As well as its connotations for the motor industry,
“Subaru” means “to bring together” in Japanese and is also the Japanese word for the Pleiades star cluster.

The 8.3 metre primary mirror is composed of 44 one-ton glass hexagons and its surface is polished to an accuracy of two hundred billionths of a centimetre.

The telescope will be optimized for near-infrared observations,
where it will have a resolution of 0.06 arc-seconds. This is three times as great as the resolution of the Hubble Space Telescope.

Top telescopes

The European Southern Observatory inaugurates its new observatory at Paranal,
Chile,
during the first week of March. Two of the four 8.2 metre telescopes that will make up the Very Large Telescope (VLT) are now complete. The third will follow this autumn.

Construction of the subterranean laboratory,
where light from the telescopes will be analysed,
is well under way. The first interferometric images are expected next year. The VLT will be the world’s most sensitive telescope.

Cluster rides again

The Cluster 2 mission has been given the go-ahead by the European Space Agency review board and is scheduled for launch by two Russian Soyez rockets in mid-2000. The four satellites will,
for the first time,
study the solar wind and the Earth’s magnetosphere in 3-D.

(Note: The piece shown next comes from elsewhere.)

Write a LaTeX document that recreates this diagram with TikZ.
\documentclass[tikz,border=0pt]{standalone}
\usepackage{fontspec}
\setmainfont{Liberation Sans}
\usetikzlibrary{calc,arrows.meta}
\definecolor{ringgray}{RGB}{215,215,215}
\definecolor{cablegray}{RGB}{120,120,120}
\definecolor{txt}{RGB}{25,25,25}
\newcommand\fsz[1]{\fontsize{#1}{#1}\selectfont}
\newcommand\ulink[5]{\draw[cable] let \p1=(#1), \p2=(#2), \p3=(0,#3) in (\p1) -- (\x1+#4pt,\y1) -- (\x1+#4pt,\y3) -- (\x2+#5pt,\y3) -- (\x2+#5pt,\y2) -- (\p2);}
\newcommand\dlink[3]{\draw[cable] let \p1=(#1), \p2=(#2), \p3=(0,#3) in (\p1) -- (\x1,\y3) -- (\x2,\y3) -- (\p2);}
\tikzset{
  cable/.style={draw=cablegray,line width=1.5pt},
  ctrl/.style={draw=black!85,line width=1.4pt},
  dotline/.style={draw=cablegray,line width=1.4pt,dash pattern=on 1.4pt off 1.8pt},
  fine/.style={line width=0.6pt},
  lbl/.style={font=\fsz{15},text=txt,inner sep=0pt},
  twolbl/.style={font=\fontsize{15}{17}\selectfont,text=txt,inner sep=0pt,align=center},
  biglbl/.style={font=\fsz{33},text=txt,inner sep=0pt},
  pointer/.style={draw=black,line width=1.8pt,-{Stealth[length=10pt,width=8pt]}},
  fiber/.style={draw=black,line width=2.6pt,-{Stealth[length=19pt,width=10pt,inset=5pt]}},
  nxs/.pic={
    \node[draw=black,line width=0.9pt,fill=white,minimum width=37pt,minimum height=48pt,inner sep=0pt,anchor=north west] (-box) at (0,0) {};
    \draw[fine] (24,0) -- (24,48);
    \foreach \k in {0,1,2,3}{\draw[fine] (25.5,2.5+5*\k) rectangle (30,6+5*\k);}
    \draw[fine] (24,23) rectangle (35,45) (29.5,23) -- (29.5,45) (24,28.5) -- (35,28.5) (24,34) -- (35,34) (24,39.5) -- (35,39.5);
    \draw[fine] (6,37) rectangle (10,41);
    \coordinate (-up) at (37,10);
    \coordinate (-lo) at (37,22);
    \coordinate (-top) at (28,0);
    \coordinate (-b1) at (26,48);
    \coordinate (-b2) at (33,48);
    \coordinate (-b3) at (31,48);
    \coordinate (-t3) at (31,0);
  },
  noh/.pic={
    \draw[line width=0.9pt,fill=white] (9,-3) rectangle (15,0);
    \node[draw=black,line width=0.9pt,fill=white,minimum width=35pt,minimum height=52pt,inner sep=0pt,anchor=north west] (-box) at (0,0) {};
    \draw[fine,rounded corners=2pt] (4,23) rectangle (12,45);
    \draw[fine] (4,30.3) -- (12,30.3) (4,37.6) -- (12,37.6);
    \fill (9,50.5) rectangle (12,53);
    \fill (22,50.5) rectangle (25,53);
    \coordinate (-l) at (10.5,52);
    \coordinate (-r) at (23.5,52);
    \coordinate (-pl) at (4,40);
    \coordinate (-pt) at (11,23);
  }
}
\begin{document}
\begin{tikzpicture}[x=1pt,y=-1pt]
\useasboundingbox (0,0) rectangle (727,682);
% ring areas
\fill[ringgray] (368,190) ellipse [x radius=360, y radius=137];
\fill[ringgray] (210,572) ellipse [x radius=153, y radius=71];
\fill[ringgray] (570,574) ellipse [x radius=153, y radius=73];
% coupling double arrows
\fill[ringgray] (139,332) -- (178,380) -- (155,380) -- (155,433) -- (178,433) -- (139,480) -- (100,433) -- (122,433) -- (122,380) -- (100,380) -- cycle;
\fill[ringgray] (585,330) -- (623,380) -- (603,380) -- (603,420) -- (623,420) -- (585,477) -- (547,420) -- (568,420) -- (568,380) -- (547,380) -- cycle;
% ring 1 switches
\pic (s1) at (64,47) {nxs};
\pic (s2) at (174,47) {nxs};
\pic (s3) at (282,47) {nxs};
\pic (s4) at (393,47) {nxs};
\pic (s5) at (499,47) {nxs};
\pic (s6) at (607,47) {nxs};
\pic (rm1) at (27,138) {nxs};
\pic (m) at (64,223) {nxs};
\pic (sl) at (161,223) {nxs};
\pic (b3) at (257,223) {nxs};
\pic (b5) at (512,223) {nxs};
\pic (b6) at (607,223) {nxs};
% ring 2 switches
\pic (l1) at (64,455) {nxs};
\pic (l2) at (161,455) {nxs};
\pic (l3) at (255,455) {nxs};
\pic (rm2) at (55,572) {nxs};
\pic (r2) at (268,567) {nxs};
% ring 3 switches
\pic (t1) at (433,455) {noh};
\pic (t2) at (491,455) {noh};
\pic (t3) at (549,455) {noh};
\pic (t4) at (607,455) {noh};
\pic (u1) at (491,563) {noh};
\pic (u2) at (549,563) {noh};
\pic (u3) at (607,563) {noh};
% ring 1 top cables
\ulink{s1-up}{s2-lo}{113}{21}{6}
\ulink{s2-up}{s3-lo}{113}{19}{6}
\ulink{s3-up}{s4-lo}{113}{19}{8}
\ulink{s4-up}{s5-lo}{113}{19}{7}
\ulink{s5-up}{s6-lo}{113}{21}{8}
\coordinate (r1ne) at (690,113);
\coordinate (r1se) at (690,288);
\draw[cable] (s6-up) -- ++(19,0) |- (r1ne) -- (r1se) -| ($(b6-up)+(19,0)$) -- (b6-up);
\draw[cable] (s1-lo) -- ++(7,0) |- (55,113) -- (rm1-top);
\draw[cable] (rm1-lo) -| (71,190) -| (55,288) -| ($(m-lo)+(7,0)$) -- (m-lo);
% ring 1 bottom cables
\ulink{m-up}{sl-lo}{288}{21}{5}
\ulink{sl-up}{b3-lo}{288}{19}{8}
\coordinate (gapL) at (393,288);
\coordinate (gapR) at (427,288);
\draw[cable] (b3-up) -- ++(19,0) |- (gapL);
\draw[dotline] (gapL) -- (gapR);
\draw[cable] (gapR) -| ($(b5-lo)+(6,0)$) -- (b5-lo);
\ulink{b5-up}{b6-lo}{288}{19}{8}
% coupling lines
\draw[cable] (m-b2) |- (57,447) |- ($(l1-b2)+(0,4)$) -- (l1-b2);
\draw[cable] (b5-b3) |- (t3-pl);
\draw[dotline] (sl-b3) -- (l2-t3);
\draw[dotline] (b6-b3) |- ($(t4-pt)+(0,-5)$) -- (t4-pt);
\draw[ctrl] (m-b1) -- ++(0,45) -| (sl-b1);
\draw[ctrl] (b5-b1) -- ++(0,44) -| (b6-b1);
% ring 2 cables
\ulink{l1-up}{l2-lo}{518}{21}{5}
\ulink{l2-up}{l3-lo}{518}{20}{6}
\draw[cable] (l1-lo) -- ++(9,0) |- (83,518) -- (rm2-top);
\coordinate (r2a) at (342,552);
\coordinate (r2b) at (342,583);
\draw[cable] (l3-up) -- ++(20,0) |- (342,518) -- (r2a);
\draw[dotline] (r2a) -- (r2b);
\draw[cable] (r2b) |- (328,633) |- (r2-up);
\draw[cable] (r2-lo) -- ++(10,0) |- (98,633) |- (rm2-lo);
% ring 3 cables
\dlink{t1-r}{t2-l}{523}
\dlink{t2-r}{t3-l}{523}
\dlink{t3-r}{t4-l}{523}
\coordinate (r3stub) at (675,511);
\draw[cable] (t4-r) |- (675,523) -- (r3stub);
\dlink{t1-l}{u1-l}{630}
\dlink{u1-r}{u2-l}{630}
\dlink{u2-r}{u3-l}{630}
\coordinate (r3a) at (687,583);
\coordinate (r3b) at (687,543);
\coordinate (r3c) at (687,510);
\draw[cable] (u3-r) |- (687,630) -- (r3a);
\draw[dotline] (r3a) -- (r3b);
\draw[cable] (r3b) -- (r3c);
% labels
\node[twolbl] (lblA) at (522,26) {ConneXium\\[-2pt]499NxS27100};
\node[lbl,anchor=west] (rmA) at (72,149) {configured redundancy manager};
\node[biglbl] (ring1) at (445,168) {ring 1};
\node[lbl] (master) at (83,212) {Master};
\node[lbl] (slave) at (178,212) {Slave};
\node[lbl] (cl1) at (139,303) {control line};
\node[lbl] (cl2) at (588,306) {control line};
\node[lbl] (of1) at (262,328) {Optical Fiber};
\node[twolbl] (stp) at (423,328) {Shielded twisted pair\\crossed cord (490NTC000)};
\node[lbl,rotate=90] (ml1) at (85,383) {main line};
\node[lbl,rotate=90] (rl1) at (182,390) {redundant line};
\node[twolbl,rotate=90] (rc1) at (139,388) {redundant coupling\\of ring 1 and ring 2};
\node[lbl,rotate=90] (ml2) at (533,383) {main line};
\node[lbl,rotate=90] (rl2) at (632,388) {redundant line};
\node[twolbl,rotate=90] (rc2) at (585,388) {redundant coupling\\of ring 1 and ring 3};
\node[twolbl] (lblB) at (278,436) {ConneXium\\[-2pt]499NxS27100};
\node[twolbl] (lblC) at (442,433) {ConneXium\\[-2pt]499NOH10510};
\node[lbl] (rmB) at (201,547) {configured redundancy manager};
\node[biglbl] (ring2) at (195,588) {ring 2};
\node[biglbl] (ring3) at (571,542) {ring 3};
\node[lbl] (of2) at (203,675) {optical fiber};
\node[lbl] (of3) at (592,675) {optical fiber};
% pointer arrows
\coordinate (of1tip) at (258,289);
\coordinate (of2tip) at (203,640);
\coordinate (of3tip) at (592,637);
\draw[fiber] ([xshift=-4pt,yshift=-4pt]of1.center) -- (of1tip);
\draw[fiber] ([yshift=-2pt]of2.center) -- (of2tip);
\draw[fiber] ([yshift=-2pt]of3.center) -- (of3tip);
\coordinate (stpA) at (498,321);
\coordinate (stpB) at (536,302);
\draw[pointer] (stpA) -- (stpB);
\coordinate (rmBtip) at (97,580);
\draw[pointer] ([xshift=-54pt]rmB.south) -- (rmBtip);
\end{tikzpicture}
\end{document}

Scientists are particularly interested in the coupling of the Sun and Earth’s magnetic fields. This phenomenon,
called magnetic reconnection,
occurs in large-scale plasmas. Without it,
the Sun and Earth’s magnetic fields would not mix and the stream of electrons and ions in the solar wind would not be channeled into the Earth’s ionosphere.

The process is also important for star formation,
where magnetic pressure would otherwise stop the star from condensing. However,
despite its crucial role,
little is known about magnetic reconnection.

Cluster 2 is almost identical to the original Cluster spacecraft,
which was lost when the first Ariane 5 flight was destroyed in an explosion in June 1996.